SHORT TASK: Return the count of lines that hold the string "this", with no other words.

STORED DATA:
· · · · ·

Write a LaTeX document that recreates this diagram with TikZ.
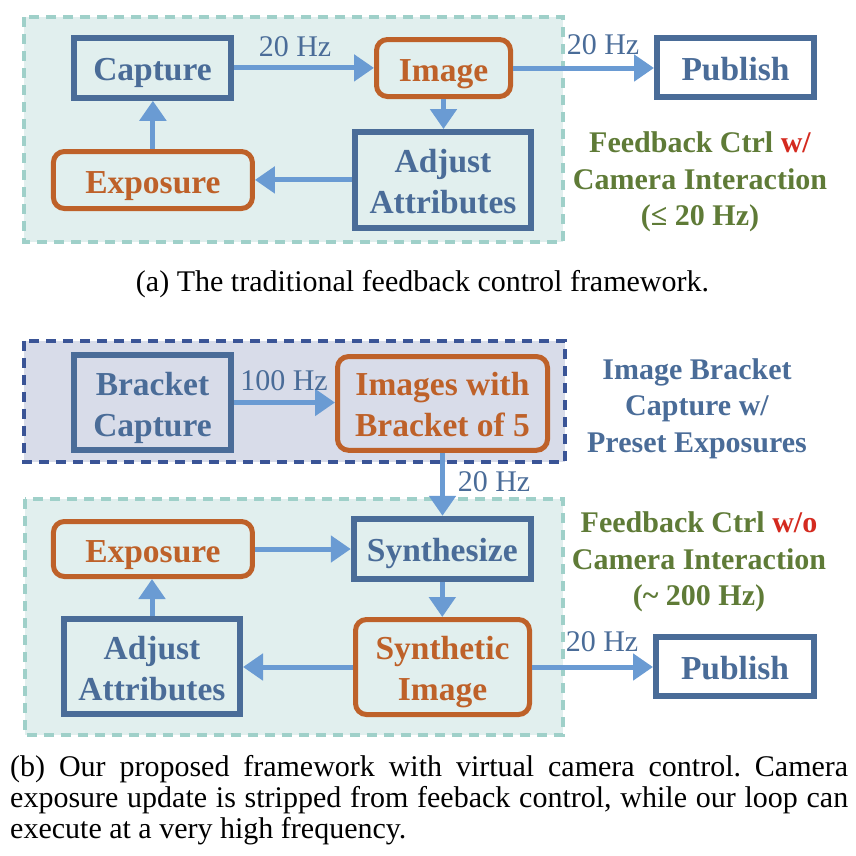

· · · · ·

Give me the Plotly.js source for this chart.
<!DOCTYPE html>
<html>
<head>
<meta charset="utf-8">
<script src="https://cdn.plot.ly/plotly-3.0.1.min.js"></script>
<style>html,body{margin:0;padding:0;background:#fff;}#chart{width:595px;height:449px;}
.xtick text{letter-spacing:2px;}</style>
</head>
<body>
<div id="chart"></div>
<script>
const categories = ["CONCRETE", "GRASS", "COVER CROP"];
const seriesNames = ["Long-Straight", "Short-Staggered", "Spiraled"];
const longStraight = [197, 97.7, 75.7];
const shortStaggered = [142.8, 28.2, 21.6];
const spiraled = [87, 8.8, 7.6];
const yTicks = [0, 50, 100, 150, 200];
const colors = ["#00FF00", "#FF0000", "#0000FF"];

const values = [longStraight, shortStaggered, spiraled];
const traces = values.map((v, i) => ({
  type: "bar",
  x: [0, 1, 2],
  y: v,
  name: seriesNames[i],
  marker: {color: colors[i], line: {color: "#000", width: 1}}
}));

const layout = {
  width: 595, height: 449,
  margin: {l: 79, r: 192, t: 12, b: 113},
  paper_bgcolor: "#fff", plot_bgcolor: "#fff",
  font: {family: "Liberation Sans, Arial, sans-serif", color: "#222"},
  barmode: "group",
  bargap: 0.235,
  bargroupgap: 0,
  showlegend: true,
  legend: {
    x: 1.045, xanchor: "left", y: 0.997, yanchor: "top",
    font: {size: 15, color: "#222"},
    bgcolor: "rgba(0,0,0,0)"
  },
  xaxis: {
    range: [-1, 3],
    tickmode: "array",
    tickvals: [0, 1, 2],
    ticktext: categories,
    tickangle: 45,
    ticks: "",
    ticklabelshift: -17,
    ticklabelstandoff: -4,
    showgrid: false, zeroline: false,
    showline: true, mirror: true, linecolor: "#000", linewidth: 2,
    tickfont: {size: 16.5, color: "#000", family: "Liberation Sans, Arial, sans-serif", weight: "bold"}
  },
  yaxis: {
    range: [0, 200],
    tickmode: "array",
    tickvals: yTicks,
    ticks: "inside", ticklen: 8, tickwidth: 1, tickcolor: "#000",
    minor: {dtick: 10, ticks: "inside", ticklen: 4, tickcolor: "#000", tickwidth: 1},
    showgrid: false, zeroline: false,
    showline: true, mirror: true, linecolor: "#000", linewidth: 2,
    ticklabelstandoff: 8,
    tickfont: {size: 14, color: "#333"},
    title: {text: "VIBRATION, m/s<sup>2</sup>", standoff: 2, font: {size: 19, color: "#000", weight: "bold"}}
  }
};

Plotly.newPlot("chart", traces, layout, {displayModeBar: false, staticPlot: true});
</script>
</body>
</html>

· · · · ·

COMPLETE RESPONSE: 2